PROVIDED DATA:
○ ○ ○ ○ ○

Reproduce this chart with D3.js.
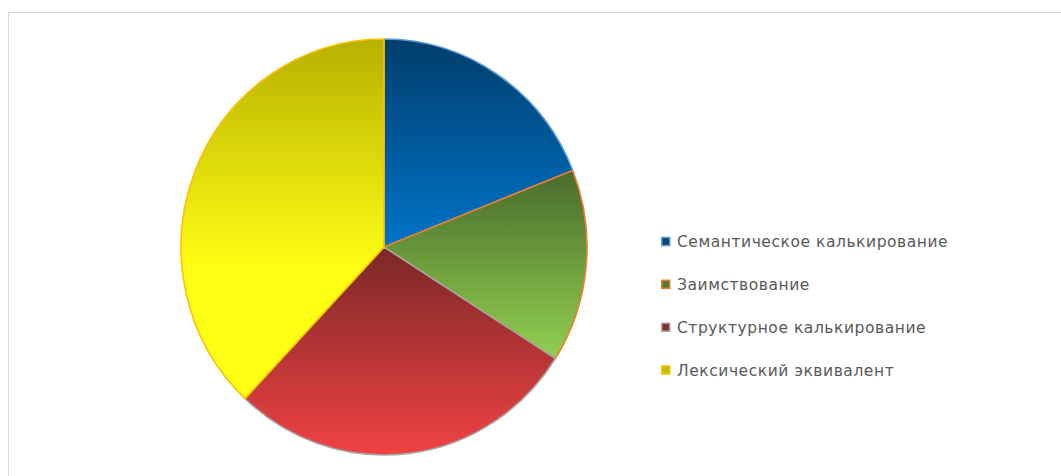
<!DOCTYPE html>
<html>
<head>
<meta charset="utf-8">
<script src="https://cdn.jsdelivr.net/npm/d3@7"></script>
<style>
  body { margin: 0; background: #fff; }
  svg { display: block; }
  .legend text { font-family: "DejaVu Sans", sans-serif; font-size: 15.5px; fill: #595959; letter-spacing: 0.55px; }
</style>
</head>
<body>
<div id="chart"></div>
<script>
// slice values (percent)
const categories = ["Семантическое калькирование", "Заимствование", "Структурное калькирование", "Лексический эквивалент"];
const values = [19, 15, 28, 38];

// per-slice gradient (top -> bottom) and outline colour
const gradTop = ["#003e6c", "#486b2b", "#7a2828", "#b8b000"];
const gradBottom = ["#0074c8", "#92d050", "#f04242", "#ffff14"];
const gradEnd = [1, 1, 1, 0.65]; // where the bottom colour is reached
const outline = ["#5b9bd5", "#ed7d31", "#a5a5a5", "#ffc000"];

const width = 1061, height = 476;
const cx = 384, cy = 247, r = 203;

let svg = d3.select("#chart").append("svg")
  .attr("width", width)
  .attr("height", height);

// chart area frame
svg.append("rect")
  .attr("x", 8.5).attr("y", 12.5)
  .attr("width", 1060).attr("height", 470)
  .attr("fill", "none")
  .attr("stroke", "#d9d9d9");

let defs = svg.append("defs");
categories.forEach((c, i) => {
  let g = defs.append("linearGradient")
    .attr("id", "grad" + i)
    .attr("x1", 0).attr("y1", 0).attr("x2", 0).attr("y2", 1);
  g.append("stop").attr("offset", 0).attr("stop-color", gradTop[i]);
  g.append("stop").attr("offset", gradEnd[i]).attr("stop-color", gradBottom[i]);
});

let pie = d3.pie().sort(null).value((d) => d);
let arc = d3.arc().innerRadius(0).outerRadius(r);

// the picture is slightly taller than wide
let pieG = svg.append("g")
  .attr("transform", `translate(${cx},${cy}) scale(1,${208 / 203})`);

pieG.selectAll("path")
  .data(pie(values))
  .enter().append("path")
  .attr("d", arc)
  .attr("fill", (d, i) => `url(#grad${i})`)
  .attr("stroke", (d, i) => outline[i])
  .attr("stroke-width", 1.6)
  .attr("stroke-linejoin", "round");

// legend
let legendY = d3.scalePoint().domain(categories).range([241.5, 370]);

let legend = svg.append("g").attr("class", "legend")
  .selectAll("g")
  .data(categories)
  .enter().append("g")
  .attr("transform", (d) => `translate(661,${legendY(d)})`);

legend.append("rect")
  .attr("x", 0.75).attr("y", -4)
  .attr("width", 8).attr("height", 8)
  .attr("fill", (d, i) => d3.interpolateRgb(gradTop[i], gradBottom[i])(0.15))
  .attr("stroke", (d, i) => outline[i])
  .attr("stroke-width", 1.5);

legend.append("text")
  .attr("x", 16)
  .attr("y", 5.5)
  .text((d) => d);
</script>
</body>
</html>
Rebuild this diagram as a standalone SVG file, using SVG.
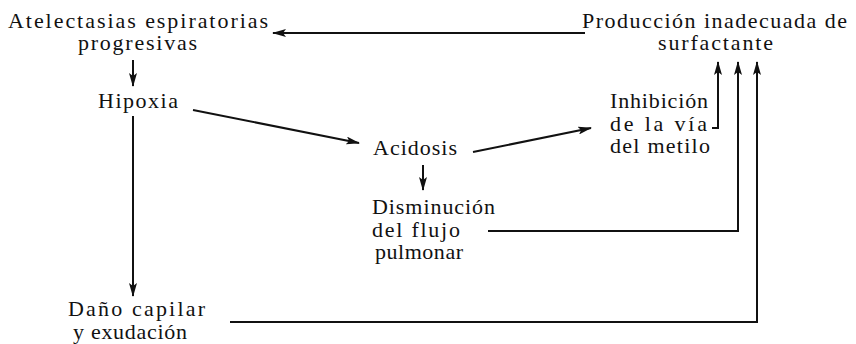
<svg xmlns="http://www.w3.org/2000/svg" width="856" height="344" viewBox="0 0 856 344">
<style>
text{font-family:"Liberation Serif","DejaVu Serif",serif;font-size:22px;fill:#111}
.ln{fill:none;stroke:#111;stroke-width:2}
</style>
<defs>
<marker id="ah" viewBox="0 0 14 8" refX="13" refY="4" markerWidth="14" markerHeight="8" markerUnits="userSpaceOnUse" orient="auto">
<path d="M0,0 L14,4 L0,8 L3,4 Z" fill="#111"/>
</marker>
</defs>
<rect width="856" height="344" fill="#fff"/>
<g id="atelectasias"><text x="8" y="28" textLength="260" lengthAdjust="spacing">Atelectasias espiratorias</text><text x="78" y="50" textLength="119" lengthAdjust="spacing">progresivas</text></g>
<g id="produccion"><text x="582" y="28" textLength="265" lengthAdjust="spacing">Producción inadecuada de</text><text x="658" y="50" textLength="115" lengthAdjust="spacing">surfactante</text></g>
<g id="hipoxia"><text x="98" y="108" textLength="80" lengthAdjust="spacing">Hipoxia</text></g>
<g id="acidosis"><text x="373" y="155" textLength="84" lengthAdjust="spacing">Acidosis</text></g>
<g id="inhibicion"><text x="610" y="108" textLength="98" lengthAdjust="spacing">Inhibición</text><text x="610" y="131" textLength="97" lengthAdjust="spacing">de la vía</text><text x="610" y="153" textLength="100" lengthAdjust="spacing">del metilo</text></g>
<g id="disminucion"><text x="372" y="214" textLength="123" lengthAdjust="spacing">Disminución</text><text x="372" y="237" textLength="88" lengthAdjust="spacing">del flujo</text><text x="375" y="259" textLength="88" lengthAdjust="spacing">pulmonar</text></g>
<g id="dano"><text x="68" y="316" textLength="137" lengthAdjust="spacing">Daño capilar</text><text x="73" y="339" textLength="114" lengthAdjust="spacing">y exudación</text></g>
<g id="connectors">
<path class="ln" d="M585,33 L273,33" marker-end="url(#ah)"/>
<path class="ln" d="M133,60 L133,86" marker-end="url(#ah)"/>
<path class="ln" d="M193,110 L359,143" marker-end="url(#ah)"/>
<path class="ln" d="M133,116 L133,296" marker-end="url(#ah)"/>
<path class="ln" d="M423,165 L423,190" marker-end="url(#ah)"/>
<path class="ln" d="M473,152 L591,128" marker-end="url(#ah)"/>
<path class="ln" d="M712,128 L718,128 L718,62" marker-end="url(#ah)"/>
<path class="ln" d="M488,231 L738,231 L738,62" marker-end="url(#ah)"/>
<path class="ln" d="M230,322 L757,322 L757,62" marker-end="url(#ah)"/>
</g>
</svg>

○ ○ ○ ○ ○

WORK TO BE COMPLETED:
Leaving out the pictures, repeat the data above exactly.

TASK ANSWER:
Reproduce this chart with D3.js.
<!DOCTYPE html>
<html>
<head>
<meta charset="utf-8">
<script src="https://cdn.jsdelivr.net/npm/d3@7"></script>
<style>
  body { margin: 0; background: #fff; }
  svg { display: block; }
  .legend text { font-family: "DejaVu Sans", sans-serif; font-size: 15.5px; fill: #595959; letter-spacing: 0.55px; }
</style>
</head>
<body>
<div id="chart"></div>
<script>
// slice values (percent)
const categories = ["Семантическое калькирование", "Заимствование", "Структурное калькирование", "Лексический эквивалент"];
const values = [19, 15, 28, 38];

// per-slice gradient (top -> bottom) and outline colour
const gradTop = ["#003e6c", "#486b2b", "#7a2828", "#b8b000"];
const gradBottom = ["#0074c8", "#92d050", "#f04242", "#ffff14"];
const gradEnd = [1, 1, 1, 0.65]; // where the bottom colour is reached
const outline = ["#5b9bd5", "#ed7d31", "#a5a5a5", "#ffc000"];

const width = 1061, height = 476;
const cx = 384, cy = 247, r = 203;

let svg = d3.select("#chart").append("svg")
  .attr("width", width)
  .attr("height", height);

// chart area frame
svg.append("rect")
  .attr("x", 8.5).attr("y", 12.5)
  .attr("width", 1060).attr("height", 470)
  .attr("fill", "none")
  .attr("stroke", "#d9d9d9");

let defs = svg.append("defs");
categories.forEach((c, i) => {
  let g = defs.append("linearGradient")
    .attr("id", "grad" + i)
    .attr("x1", 0).attr("y1", 0).attr("x2", 0).attr("y2", 1);
  g.append("stop").attr("offset", 0).attr("stop-color", gradTop[i]);
  g.append("stop").attr("offset", gradEnd[i]).attr("stop-color", gradBottom[i]);
});

let pie = d3.pie().sort(null).value((d) => d);
let arc = d3.arc().innerRadius(0).outerRadius(r);

// the picture is slightly taller than wide
let pieG = svg.append("g")
  .attr("transform", `translate(${cx},${cy}) scale(1,${208 / 203})`);

pieG.selectAll("path")
  .data(pie(values))
  .enter().append("path")
  .attr("d", arc)
  .attr("fill", (d, i) => `url(#grad${i})`)
  .attr("stroke", (d, i) => outline[i])
  .attr("stroke-width", 1.6)
  .attr("stroke-linejoin", "round");

// legend
let legendY = d3.scalePoint().domain(categories).range([241.5, 370]);

let legend = svg.append("g").attr("class", "legend")
  .selectAll("g")
  .data(categories)
  .enter().append("g")
  .attr("transform", (d) => `translate(661,${legendY(d)})`);

legend.append("rect")
  .attr("x", 0.75).attr("y", -4)
  .attr("width", 8).attr("height", 8)
  .attr("fill", (d, i) => d3.interpolateRgb(gradTop[i], gradBottom[i])(0.15))
  .attr("stroke", (d, i) => outline[i])
  .attr("stroke-width", 1.5);

legend.append("text")
  .attr("x", 16)
  .attr("y", 5.5)
  .text((d) => d);
</script>
</body>
</html>
Rebuild this diagram as a standalone SVG file, using SVG.
<svg xmlns="http://www.w3.org/2000/svg" width="856" height="344" viewBox="0 0 856 344">
<style>
text{font-family:"Liberation Serif","DejaVu Serif",serif;font-size:22px;fill:#111}
.ln{fill:none;stroke:#111;stroke-width:2}
</style>
<defs>
<marker id="ah" viewBox="0 0 14 8" refX="13" refY="4" markerWidth="14" markerHeight="8" markerUnits="userSpaceOnUse" orient="auto">
<path d="M0,0 L14,4 L0,8 L3,4 Z" fill="#111"/>
</marker>
</defs>
<rect width="856" height="344" fill="#fff"/>
<g id="atelectasias"><text x="8" y="28" textLength="260" lengthAdjust="spacing">Atelectasias espiratorias</text><text x="78" y="50" textLength="119" lengthAdjust="spacing">progresivas</text></g>
<g id="produccion"><text x="582" y="28" textLength="265" lengthAdjust="spacing">Producción inadecuada de</text><text x="658" y="50" textLength="115" lengthAdjust="spacing">surfactante</text></g>
<g id="hipoxia"><text x="98" y="108" textLength="80" lengthAdjust="spacing">Hipoxia</text></g>
<g id="acidosis"><text x="373" y="155" textLength="84" lengthAdjust="spacing">Acidosis</text></g>
<g id="inhibicion"><text x="610" y="108" textLength="98" lengthAdjust="spacing">Inhibición</text><text x="610" y="131" textLength="97" lengthAdjust="spacing">de la vía</text><text x="610" y="153" textLength="100" lengthAdjust="spacing">del metilo</text></g>
<g id="disminucion"><text x="372" y="214" textLength="123" lengthAdjust="spacing">Disminución</text><text x="372" y="237" textLength="88" lengthAdjust="spacing">del flujo</text><text x="375" y="259" textLength="88" lengthAdjust="spacing">pulmonar</text></g>
<g id="dano"><text x="68" y="316" textLength="137" lengthAdjust="spacing">Daño capilar</text><text x="73" y="339" textLength="114" lengthAdjust="spacing">y exudación</text></g>
<g id="connectors">
<path class="ln" d="M585,33 L273,33" marker-end="url(#ah)"/>
<path class="ln" d="M133,60 L133,86" marker-end="url(#ah)"/>
<path class="ln" d="M193,110 L359,143" marker-end="url(#ah)"/>
<path class="ln" d="M133,116 L133,296" marker-end="url(#ah)"/>
<path class="ln" d="M423,165 L423,190" marker-end="url(#ah)"/>
<path class="ln" d="M473,152 L591,128" marker-end="url(#ah)"/>
<path class="ln" d="M712,128 L718,128 L718,62" marker-end="url(#ah)"/>
<path class="ln" d="M488,231 L738,231 L738,62" marker-end="url(#ah)"/>
<path class="ln" d="M230,322 L757,322 L757,62" marker-end="url(#ah)"/>
</g>
</svg>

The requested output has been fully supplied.